The scheme will be run by the Alliance for Beverage Cartons and the Environment (ACE UK). The group hopes to boost cup recycling to similar levels as beverage cartons, which are collected by 92 per cent of local authorities either through kerbside collection or recycling banks.
Around seven million paper cups are thrown away every day in Britain, totting up to a waste mountain of around 2.5 billion cups each year. While they are technically recyclable, the combination of cardboard and thin film plastic means the must be sent to specialist facilities. With no nationwide recycling system in place to handle this kind of collection, the vast majority of cups in practice end up in landfill.
“The paper cup industry is facing very similar recycling challenges to the ones the beverage carton industry faced when we started our programme 10 years ago,” ACE UK chief executive Richard Hands said in a statement.
“Whilst our primary focus will remain on increasing beverage carton recycling, we believe our expertise, experience and existing relationships can help the paper cup industry create a step change in cup recycling. Whilst it is early days, we have a clear measured plan agreed and expect to see significant progress in cup recycling over the next two years and beyond.”
From January all ACE UK’s 382 collection locations across the UK will have specialist cup collection points, with an extra 33 points planned for phase two of the scheme. Cups from these sites will be taken to ACE UK’s recycling facility in Halifax.
Meanwhile, ACE UK said it will lobby local councils to get cups included in more kerbside collections to boost at-home recycling rates.
Participants are also hoping a knock-on effect of the ACE UK programme will be to grow the market for coffee cup recycling to make it viable for streetside collection points to be installed in city centres.

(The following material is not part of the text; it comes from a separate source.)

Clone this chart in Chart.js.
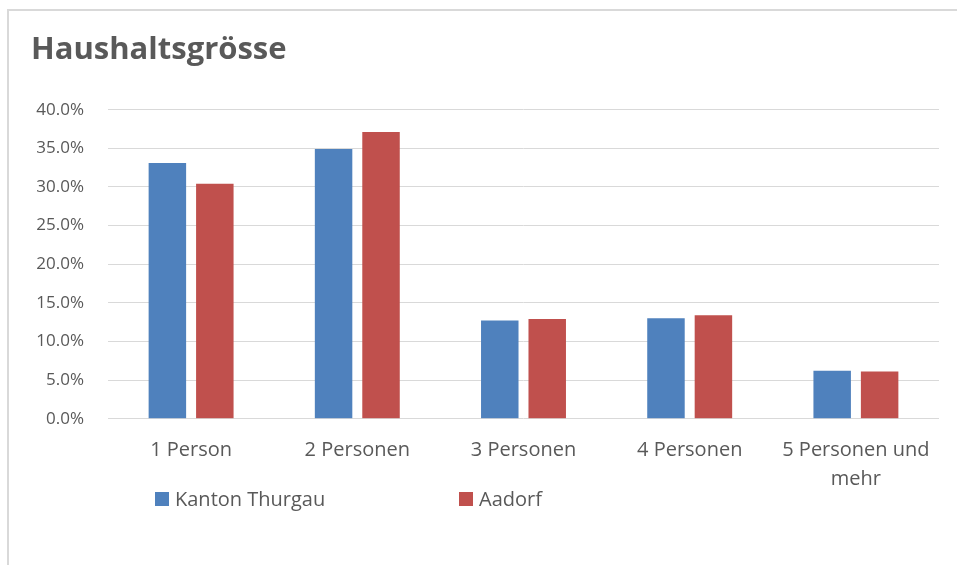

The full list of companies participating in the scheme is: Benders Paper Cups, Bunzl Catering Supplies, Caffe Nero, Costa Coffee, Dart Products Europe, Greggs, Huhtamaki, International Paper, McDonald’s UK, Nestlé, Pret A Manger, Seda Group, Starbucks, and Stora Enso.
The move follows a flurry of individual efforts by coffee shop chains to cut the numbers of takeaway cups heading for the trash. For example, Costa has already begun offering coffee cup recycling at its UK stores, while Selfridges is collecting leftover coffee cups from its in-house restaurants to turn back into its iconic yellow shopping bags. Meanwhile, environmental charity Hubbub has been running a successful campaign to collect used cups in the City of London.